# [Aim]
Set the data down again, exactly as it reads, but without the pictures.
------ Dataset content ------
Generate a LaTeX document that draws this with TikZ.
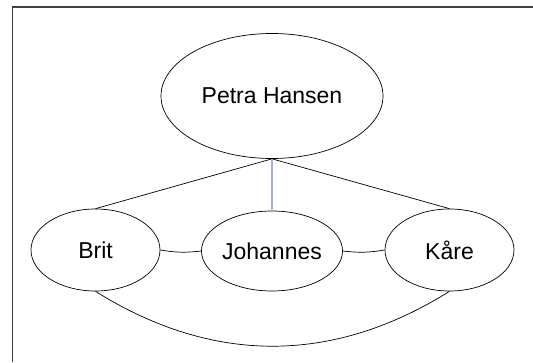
\documentclass[tikz,border=0pt]{standalone}
\usepackage{fontspec}
\setmainfont{Liberation Sans}
\usetikzlibrary{shapes.geometric}
\definecolor{linkblue}{RGB}{160,180,215}
\tikzset{
    person/.style={draw, ellipse, inner sep=0pt, line width=.7pt,
        font=\fontsize{23}{27}\selectfont},
    tie/.style={line width=.7pt}
}

\begin{document}
\begin{tikzpicture}[x=1pt, y=1pt]
    \useasboundingbox (0, 0) rectangle (533, 362);
    \draw[line width=1.5pt, black!75](12.5, 0)--(12.5, 355)--(533, 355);
    \node[person, minimum width=222pt, minimum height=125pt](petra) at (272, 266) {Petra Hansen};
    \node[person, minimum width=129pt, minimum height=82pt](brit) at (95.5, 112) {Brit};
    \node[person, minimum width=130pt, minimum height=80pt](johannes) at (272, 111) {Johannes};
    \node[person, minimum width=129pt, minimum height=82pt](kaare) at (449.5, 112) {Kåre};
    \draw[tie](petra.south)--(brit.north);
    \draw[tie](petra.south)--(kaare.north);
    \draw[tie, linkblue, line width=1.3pt](petra.south)--(johannes.north);
    \draw[tie](brit.east) to[bend right=8] (johannes.west);
    \draw[tie](johannes.east) to[bend right=8] (kaare.west);
    \draw[tie](brit.south) to[bend right=32] (kaare.south);
\end{tikzpicture}
\end{document}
------
# [Problem solution]
Generate a LaTeX document that draws this with TikZ.
\documentclass[tikz,border=0pt]{standalone}
\usepackage{fontspec}
\setmainfont{Liberation Sans}
\usetikzlibrary{shapes.geometric}
\definecolor{linkblue}{RGB}{160,180,215}
\tikzset{
    person/.style={draw, ellipse, inner sep=0pt, line width=.7pt,
        font=\fontsize{23}{27}\selectfont},
    tie/.style={line width=.7pt}
}

\begin{document}
\begin{tikzpicture}[x=1pt, y=1pt]
    \useasboundingbox (0, 0) rectangle (533, 362);
    \draw[line width=1.5pt, black!75](12.5, 0)--(12.5, 355)--(533, 355);
    \node[person, minimum width=222pt, minimum height=125pt](petra) at (272, 266) {Petra Hansen};
    \node[person, minimum width=129pt, minimum height=82pt](brit) at (95.5, 112) {Brit};
    \node[person, minimum width=130pt, minimum height=80pt](johannes) at (272, 111) {Johannes};
    \node[person, minimum width=129pt, minimum height=82pt](kaare) at (449.5, 112) {Kåre};
    \draw[tie](petra.south)--(brit.north);
    \draw[tie](petra.south)--(kaare.north);
    \draw[tie, linkblue, line width=1.3pt](petra.south)--(johannes.north);
    \draw[tie](brit.east) to[bend right=8] (johannes.west);
    \draw[tie](johannes.east) to[bend right=8] (kaare.west);
    \draw[tie](brit.south) to[bend right=32] (kaare.south);
\end{tikzpicture}
\end{document}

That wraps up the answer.